Danbooru Dataset Filter: Fast local metadata-based search across 10M+ images for LoRA/Checkpoint training
A new desktop tool searches 10 million Danbooru images in seconds, letting creators build precise datasets for LoRA and checkpoint training.
Developer ThetaCursed has released the Danbooru Dataset Filter, an open-source desktop tool designed to solve a major bottleneck in AI image model training: curating high-quality datasets from massive image repositories. The tool works locally with the Danbooru 2025/2026 metadata collections—Parquet-based databases containing tags, ratings, scores, and direct links for over 10 million anime-style images. By processing queries on the user's own machine, it bypasses the rate limits and speed caps of web APIs, enabling searches across the entire dataset in seconds instead of hours or days.

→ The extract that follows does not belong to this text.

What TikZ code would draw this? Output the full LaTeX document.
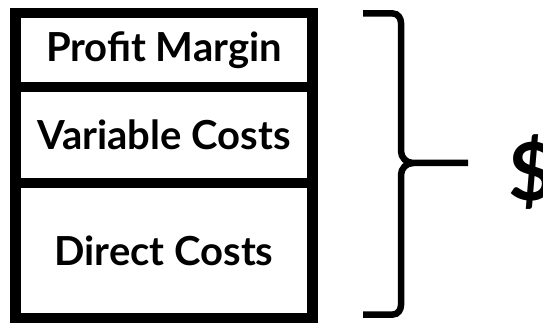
\documentclass[tikz,border=0pt]{standalone}
\usepackage{fontspec}
\setmainfont{Lato}
\usetikzlibrary{positioning}
\begin{document}
\begin{tikzpicture}[x=1pt,y=-1pt,
  layer/.style={draw,line width=10.5pt,minimum width=297pt,outer sep=0pt,inner sep=0pt,font=\fontsize{40}{42}\selectfont\bfseries},
  brace/.style={line width=6.5pt,line cap=butt}]
\useasboundingbox (0,0) rectangle (543,323);
\node[layer,minimum height=74pt] (profit) at (164,50) {Profit Margin};
\node[layer,minimum height=96pt,below=0pt of profit] (variable) {Variable Costs};
\node[layer,minimum height=135pt,below=0pt of variable] (direct) {Direct Costs};
\node[font=\fontsize{80}{80}\selectfont\bfseries] (dollar) at (532,172) {\$};
\coordinate (tip) at (468,163);
\draw[brace] (363,13.5) -- (393,13.5) to[out=0,in=90] (401,23) -- (401,151)
  to[out=-90,in=180] (413,163) -- (tip);
\draw[brace] (413,163) to[out=180,in=90] (401,175) -- (401,305)
  to[out=-90,in=0] (393,314.5) -- (363,314.5);
\end{tikzpicture}
\end{document}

Users can apply sophisticated filters to build precise datasets for training LoRAs (Low-Rank Adaptations) or full model checkpoints for Stable Diffusion. Key features include smart tagging with inclusion/exclusion lists and autocomplete, quality filtering based on community scores and favorites, and filtering by content rating and image orientation (landscape, portrait, square). The tool also includes MD5-based deduplication to prevent model overfitting and a 'time travel' feature to filter images by upload date. Once a selection is made, it calculates the total file size and exports a simple .txt list of direct image URLs ready for any bulk downloader, streamlining the entire workflow from search to dataset creation.

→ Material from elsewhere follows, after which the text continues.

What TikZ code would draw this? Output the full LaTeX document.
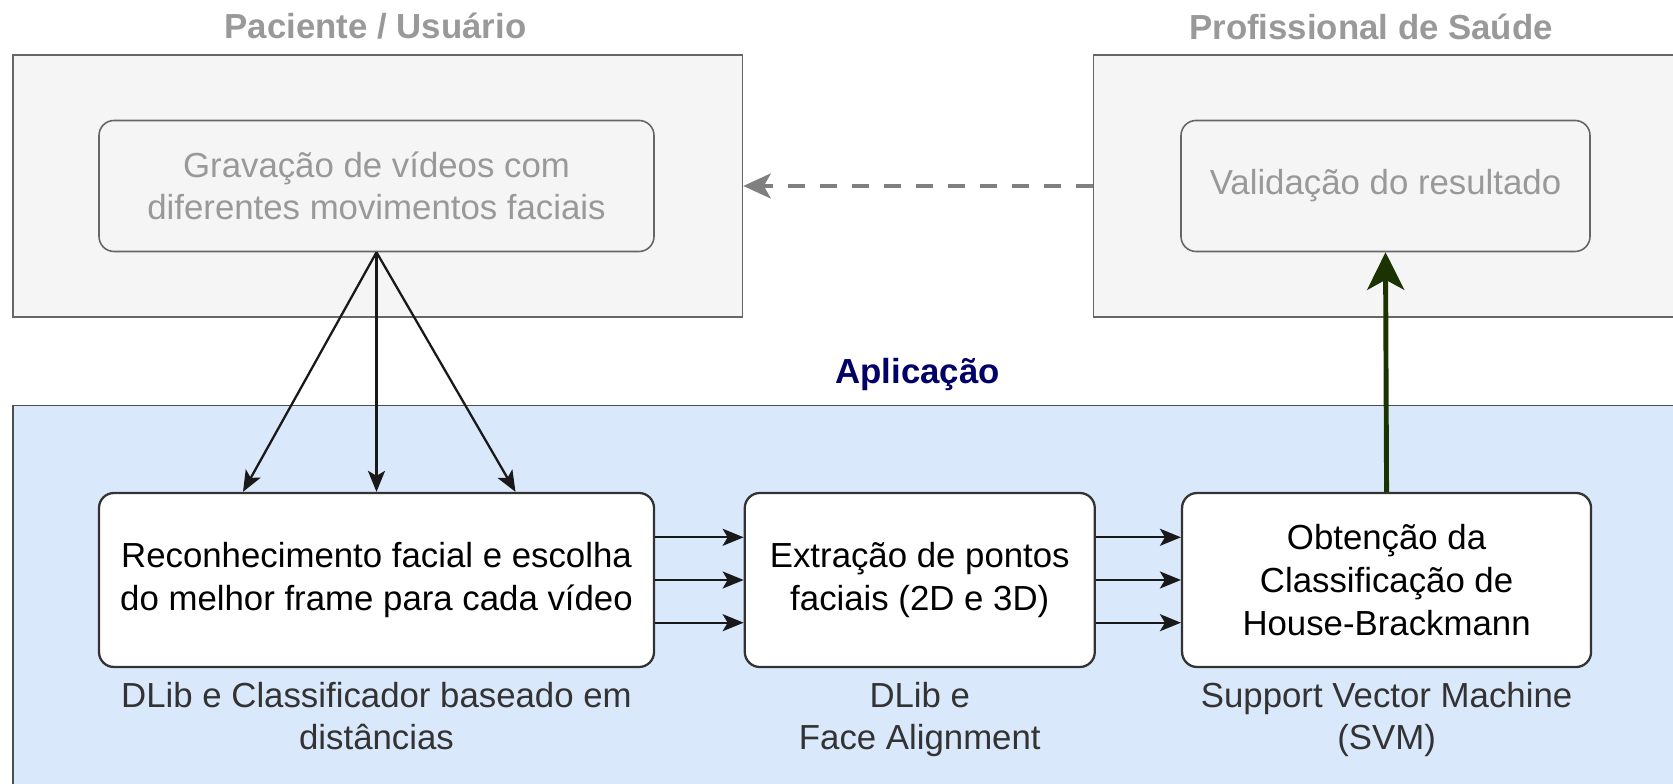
\documentclass[tikz,border=0pt]{standalone}
\usepackage{fontspec}
\setmainfont{Liberation Sans}
\usetikzlibrary{positioning, arrows.meta}
\definecolor{areafill}{HTML}{F5F5F5}
\definecolor{areadraw}{HTML}{666666}
\definecolor{softtext}{HTML}{999999}
\definecolor{appfill}{HTML}{DAE8FC}
\definecolor{appdraw}{HTML}{4D4D4D}
\definecolor{apptext}{HTML}{000066}
\definecolor{boxdraw}{HTML}{333333}
\definecolor{darkgreen}{HTML}{1B3300}
\definecolor{dashgray}{HTML}{808080}

\begin{document}
\begin{tikzpicture}[
    node distance=1.77cm,
    txt/.style={font=\fontsize{19.8}{24.3}\selectfont},
    title/.style={txt, font=\fontsize{19.8}{24.3}\selectfont\bfseries, inner sep=0pt},
    area/.style={rectangle, draw=areadraw, fill=areafill, line width=0.9pt, minimum height=5.24cm},
    softbox/.style={txt, rectangle, draw=areadraw, fill=areafill, rounded corners=0.3cm, line width=0.9pt, text=softtext, align=center, minimum height=2.62cm},
    box/.style={txt, rectangle, draw=boxdraw, fill=white, rounded corners=0.3cm, line width=1.3pt, align=center, minimum height=3.48cm},
    note/.style={txt, text=black!80, align=center, inner sep=0pt},
    flow/.style={-{Stealth[length=0.42cm, width=0.34cm, inset=0.1cm]}, line width=1.3pt, black!90},
    result/.style={-{Stealth[length=0.75cm, width=0.74cm, inset=0.2cm]}, line width=2.8pt, darkgreen},
    feedback/.style={-{Stealth[length=0.55cm, width=0.5cm, inset=0.14cm]}, line width=2pt, dashgray, dash pattern=on 0.34cm off 0.3cm}
]
    \useasboundingbox (0,0) rectangle (33.46,15.68);

    % patient side and health professional side
    \node[area, minimum width=14.59cm] (patarea) at (7.555,11.96) {};
    \node[area, minimum width=12.63cm] (valarea) at (28.185,11.96) {};
    \node[title, text=softtext] (pattitle) at (7.51,15.15) {Paciente / Usuário};
    \node[title, text=softtext] (valtitle) at (27.42,15.15) {Profissional de Saúde};
    \node[softbox, minimum width=11.1cm] (rec) at (7.53,11.96) {Gravação de vídeos com\\diferentes movimentos faciais};
    \node[softbox, minimum width=8.18cm] (val) at (27.71,11.96) {Validação do resultado};

    % application
    \node[rectangle, draw=appdraw, fill=appfill, line width=0.9pt, minimum width=36.18cm, minimum height=8.07cm] (app) at (18.35,3.535) {};
    \node[title, text=apptext, above=0.28cm of app] (apptitle) {Aplicação};

    \node[box, minimum width=11.1cm] (face) at (7.53,4.08) {Reconhecimento facial e escolha\\do melhor frame para cada vídeo};
    \node[box, minimum width=7.0cm, right=1.77cm of face] (ext) {Extração de pontos\\faciais (2D e 3D)};
    \node[box, minimum width=8.18cm, right=1.7cm of ext] (hb) {Obtenção da\\Classificação de\\House-Brackmann};

    \node[note, below=0.27cm of face] (facenote) {DLib e Classificador baseado em\\distâncias};
    \node[note, below=0.27cm of ext] (extnote) {DLib e\\Face Alignment};
    \node[note, below=0.27cm of hb] (hbnote) {Support Vector Machine\\(SVM)};

    \draw[flow] (rec.south) -- ([xshift=-2.67cm]face.north);
    \draw[flow] (rec.south) -- (face.north);
    \draw[flow] (rec.south) -- ([xshift=2.78cm]face.north);

    \draw[flow] ([yshift=0.854cm]face.east) -- ([yshift=0.854cm]ext.west);
    \draw[flow] (face.east) -- (ext.west);
    \draw[flow] ([yshift=-0.854cm]face.east) -- ([yshift=-0.854cm]ext.west);
    \draw[flow] ([yshift=0.854cm]ext.east) -- ([yshift=0.854cm]hb.west);
    \draw[flow] (ext.east) -- (hb.west);
    \draw[flow] ([yshift=-0.854cm]ext.east) -- ([yshift=-0.854cm]hb.west);

    \draw[result] (hb.north) -- (val.south);
    \draw[feedback] (valarea.west) -- (patarea.east);
\end{tikzpicture}
\end{document}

- Searches 10+ million records from Danbooru 2025/2026 metadata locally in seconds, bypassing slow web APIs.
- Enables precise filtering by tags, quality scores, ratings, orientation, and upload date with built-in deduplication.
- Exports a .txt file of direct image URLs for bulk downloading, creating ready-to-use datasets for LoRA/checkpoint training.
Why It Matters
This tool dramatically reduces the time and technical barrier for AI artists and researchers to create high-quality, targeted training datasets, accelerating model development.